## EXERCISE DATA
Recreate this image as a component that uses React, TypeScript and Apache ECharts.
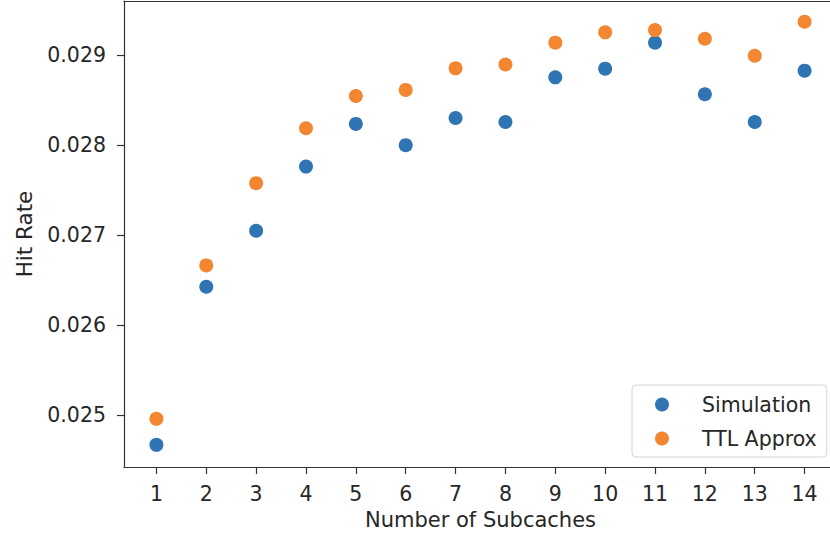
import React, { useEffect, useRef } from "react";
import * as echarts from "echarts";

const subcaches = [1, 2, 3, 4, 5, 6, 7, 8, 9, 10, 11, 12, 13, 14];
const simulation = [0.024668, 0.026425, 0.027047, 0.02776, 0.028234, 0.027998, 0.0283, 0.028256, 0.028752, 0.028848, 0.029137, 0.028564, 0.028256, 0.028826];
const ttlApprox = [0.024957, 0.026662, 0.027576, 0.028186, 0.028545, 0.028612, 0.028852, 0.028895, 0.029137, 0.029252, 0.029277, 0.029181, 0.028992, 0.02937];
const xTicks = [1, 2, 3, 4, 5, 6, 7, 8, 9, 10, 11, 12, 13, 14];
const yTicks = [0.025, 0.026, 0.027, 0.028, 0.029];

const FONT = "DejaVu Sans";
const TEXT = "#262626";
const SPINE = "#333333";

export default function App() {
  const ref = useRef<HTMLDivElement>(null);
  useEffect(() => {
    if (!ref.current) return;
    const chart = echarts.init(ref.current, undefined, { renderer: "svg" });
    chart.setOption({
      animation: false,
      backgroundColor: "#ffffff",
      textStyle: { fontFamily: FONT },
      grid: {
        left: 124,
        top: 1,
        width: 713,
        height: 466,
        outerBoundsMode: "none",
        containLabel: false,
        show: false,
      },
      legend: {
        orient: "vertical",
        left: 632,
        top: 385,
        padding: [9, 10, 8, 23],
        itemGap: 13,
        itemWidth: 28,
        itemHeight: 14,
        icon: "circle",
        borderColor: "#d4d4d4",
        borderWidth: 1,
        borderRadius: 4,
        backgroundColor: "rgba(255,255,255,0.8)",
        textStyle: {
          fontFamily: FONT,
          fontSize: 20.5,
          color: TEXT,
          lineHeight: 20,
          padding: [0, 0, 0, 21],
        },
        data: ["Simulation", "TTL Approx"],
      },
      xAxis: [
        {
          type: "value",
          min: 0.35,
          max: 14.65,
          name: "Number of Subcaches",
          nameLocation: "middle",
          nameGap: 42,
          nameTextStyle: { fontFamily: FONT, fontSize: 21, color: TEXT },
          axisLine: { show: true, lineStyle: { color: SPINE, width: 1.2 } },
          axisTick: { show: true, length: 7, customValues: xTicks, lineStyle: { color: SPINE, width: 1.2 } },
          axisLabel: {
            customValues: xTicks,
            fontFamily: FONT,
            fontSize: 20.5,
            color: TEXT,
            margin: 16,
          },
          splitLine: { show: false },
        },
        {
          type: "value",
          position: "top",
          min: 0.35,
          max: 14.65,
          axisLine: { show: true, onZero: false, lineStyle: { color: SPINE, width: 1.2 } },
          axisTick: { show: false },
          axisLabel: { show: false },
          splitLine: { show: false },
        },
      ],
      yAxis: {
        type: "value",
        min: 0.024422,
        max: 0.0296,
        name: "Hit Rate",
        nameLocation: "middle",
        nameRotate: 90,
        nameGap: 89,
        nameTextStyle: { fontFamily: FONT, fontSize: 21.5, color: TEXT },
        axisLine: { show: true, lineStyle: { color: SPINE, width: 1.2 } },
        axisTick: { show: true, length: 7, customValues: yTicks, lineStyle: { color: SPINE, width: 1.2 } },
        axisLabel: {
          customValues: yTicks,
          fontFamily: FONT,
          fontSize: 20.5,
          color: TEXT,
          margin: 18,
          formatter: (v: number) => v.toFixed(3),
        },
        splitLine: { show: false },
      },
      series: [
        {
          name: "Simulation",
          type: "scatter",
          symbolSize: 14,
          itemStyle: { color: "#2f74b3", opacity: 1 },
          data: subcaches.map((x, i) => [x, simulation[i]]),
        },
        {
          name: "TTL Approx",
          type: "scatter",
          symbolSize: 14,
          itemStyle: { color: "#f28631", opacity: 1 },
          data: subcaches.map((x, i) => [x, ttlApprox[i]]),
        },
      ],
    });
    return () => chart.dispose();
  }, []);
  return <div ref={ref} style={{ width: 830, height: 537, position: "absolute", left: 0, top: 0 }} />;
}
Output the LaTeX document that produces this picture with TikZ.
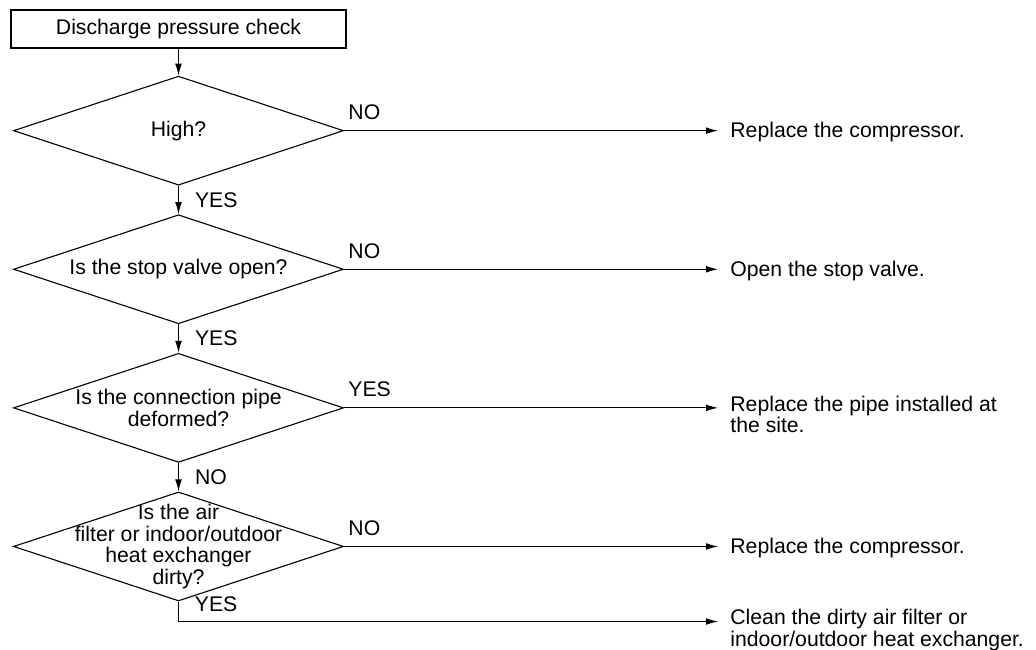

## WHAT TO DO
Print every entry exactly as written, without the pictures.

## COMPLETE ANSWER
Recreate this image as a component that uses React, TypeScript and Apache ECharts.
import React, { useEffect, useRef } from "react";
import * as echarts from "echarts";

const subcaches = [1, 2, 3, 4, 5, 6, 7, 8, 9, 10, 11, 12, 13, 14];
const simulation = [0.024668, 0.026425, 0.027047, 0.02776, 0.028234, 0.027998, 0.0283, 0.028256, 0.028752, 0.028848, 0.029137, 0.028564, 0.028256, 0.028826];
const ttlApprox = [0.024957, 0.026662, 0.027576, 0.028186, 0.028545, 0.028612, 0.028852, 0.028895, 0.029137, 0.029252, 0.029277, 0.029181, 0.028992, 0.02937];
const xTicks = [1, 2, 3, 4, 5, 6, 7, 8, 9, 10, 11, 12, 13, 14];
const yTicks = [0.025, 0.026, 0.027, 0.028, 0.029];

const FONT = "DejaVu Sans";
const TEXT = "#262626";
const SPINE = "#333333";

export default function App() {
  const ref = useRef<HTMLDivElement>(null);
  useEffect(() => {
    if (!ref.current) return;
    const chart = echarts.init(ref.current, undefined, { renderer: "svg" });
    chart.setOption({
      animation: false,
      backgroundColor: "#ffffff",
      textStyle: { fontFamily: FONT },
      grid: {
        left: 124,
        top: 1,
        width: 713,
        height: 466,
        outerBoundsMode: "none",
        containLabel: false,
        show: false,
      },
      legend: {
        orient: "vertical",
        left: 632,
        top: 385,
        padding: [9, 10, 8, 23],
        itemGap: 13,
        itemWidth: 28,
        itemHeight: 14,
        icon: "circle",
        borderColor: "#d4d4d4",
        borderWidth: 1,
        borderRadius: 4,
        backgroundColor: "rgba(255,255,255,0.8)",
        textStyle: {
          fontFamily: FONT,
          fontSize: 20.5,
          color: TEXT,
          lineHeight: 20,
          padding: [0, 0, 0, 21],
        },
        data: ["Simulation", "TTL Approx"],
      },
      xAxis: [
        {
          type: "value",
          min: 0.35,
          max: 14.65,
          name: "Number of Subcaches",
          nameLocation: "middle",
          nameGap: 42,
          nameTextStyle: { fontFamily: FONT, fontSize: 21, color: TEXT },
          axisLine: { show: true, lineStyle: { color: SPINE, width: 1.2 } },
          axisTick: { show: true, length: 7, customValues: xTicks, lineStyle: { color: SPINE, width: 1.2 } },
          axisLabel: {
            customValues: xTicks,
            fontFamily: FONT,
            fontSize: 20.5,
            color: TEXT,
            margin: 16,
          },
          splitLine: { show: false },
        },
        {
          type: "value",
          position: "top",
          min: 0.35,
          max: 14.65,
          axisLine: { show: true, onZero: false, lineStyle: { color: SPINE, width: 1.2 } },
          axisTick: { show: false },
          axisLabel: { show: false },
          splitLine: { show: false },
        },
      ],
      yAxis: {
        type: "value",
        min: 0.024422,
        max: 0.0296,
        name: "Hit Rate",
        nameLocation: "middle",
        nameRotate: 90,
        nameGap: 89,
        nameTextStyle: { fontFamily: FONT, fontSize: 21.5, color: TEXT },
        axisLine: { show: true, lineStyle: { color: SPINE, width: 1.2 } },
        axisTick: { show: true, length: 7, customValues: yTicks, lineStyle: { color: SPINE, width: 1.2 } },
        axisLabel: {
          customValues: yTicks,
          fontFamily: FONT,
          fontSize: 20.5,
          color: TEXT,
          margin: 18,
          formatter: (v: number) => v.toFixed(3),
        },
        splitLine: { show: false },
      },
      series: [
        {
          name: "Simulation",
          type: "scatter",
          symbolSize: 14,
          itemStyle: { color: "#2f74b3", opacity: 1 },
          data: subcaches.map((x, i) => [x, simulation[i]]),
        },
        {
          name: "TTL Approx",
          type: "scatter",
          symbolSize: 14,
          itemStyle: { color: "#f28631", opacity: 1 },
          data: subcaches.map((x, i) => [x, ttlApprox[i]]),
        },
      ],
    });
    return () => chart.dispose();
  }, []);
  return <div ref={ref} style={{ width: 830, height: 537, position: "absolute", left: 0, top: 0 }} />;
}
Output the LaTeX document that produces this picture with TikZ.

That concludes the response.